Going forward, school districts will need to be careful to avoid travel to “hot spots” and avoid hosting events when these “hot spots” pop up. Through all of the uncertainty, one thing is certain: COVID-19 is not to be taken lightly. Research provided by professionals specializing in infectious diseases suggests that COVID-19 is not going away anytime soon. Therefore, even once reopening begins, administrators, athletic directors, and coaches will need to stay alert for possible resurgences in the outbreak – and make sure to communicate this with those who may have been exposed.

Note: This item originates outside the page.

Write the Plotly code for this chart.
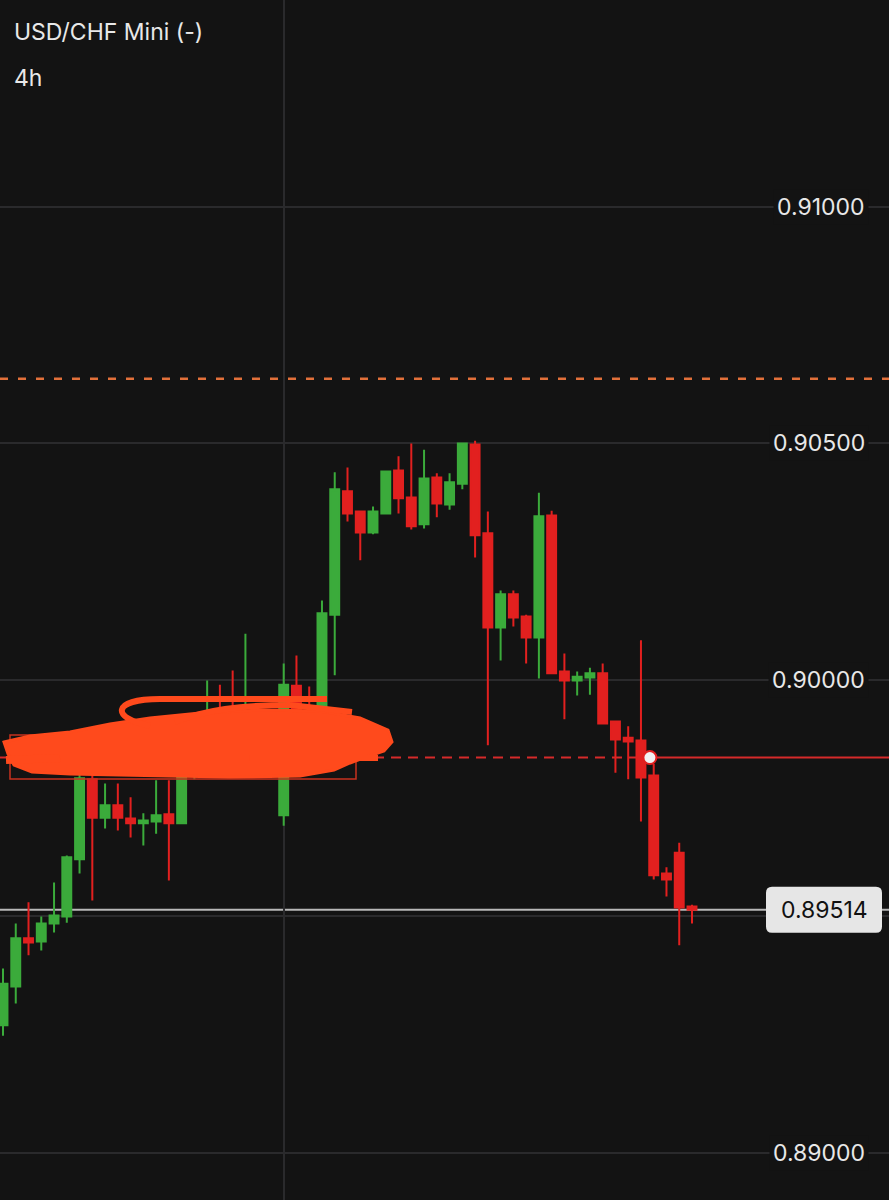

We need to remember that an innocent “away game” can turn deadly and we must stay alert, even once “reopening” begins. A cautionary tale is that of “The Soccer Match that Kicked Off Italy’s Coronavirus Disaster.” On February 19, approximately 40,000 spectators attended a soccer match as part of the Champions League, far before social distancing or even the coronavirus was on anyone’s mind. Not only was the stadium crowded, but the entire town was full. Before anyone knew it, thousands of asymptomatic carriers were high-fiving, hugging, and jumping around the stadium. Then they all went home. 35% of Valencia’s traveling squad returned home to Spain with an uninvited guest: COVID-19.
What the Future Holds
There will likely be an increased demand for youth and school sports, but the economy may limit what the schools and other programs can afford. This may show a decrease in participation in club sports. It is likely we will have a need for many volunteers and donations in order to help invigorate youth and high school athletics.

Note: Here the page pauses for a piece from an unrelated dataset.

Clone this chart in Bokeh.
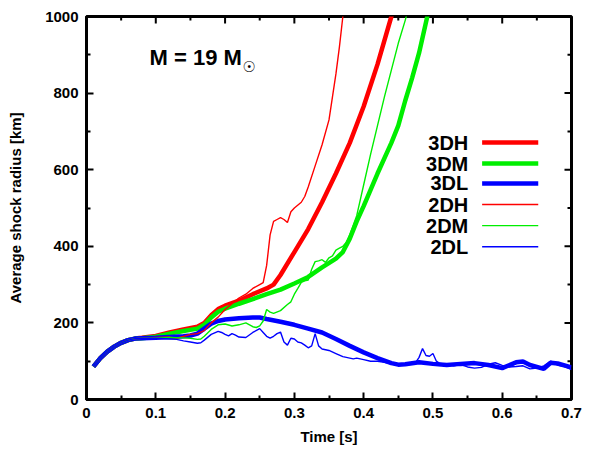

As youth and high school athletics slowly reopen, we must be wary about how quickly we reopen and how to slowly ramp up to 100%. School districts, athletic directors, and coaches will need to focus intently on following all safety guidelines as they reopen slowly to make sure to limit liability as much as possible. Regardless, athletes may begin to work on individual progress at home (see necessary exercises here, recommended by the Buffalo Bills and Buffalo Sabres physician) and continue to work toward the new “normal.”
What can we do Today?
While we wait and dream about the new “normal,” where we leave home without avoiding others, gather with our friends and family, and attend sporting events, there are some things we can do to keep a positive outlook and remember why it is that we love sports so much. Maybe we should all take a page from the men’s tennis teams at Jacobs and Huntley high schools who have been meeting with their teammates and coaches via Zoom. This past week, the boys met over Zoom for a rock-paper-scissors tournament. This is how the team meets now. They are able to meet and compete – keeping the camaraderie and enthusiasm alive.
Sports will come back. But, they need to come back the right way. We need to wait to reopen, reopen slowly and steadily, and following strict guidelines in order to limit liability and safeguard community health. The way we handle the next six months – even the next year – will determine how flat this curve stays, and how it decreases over time, making us all stronger and safer.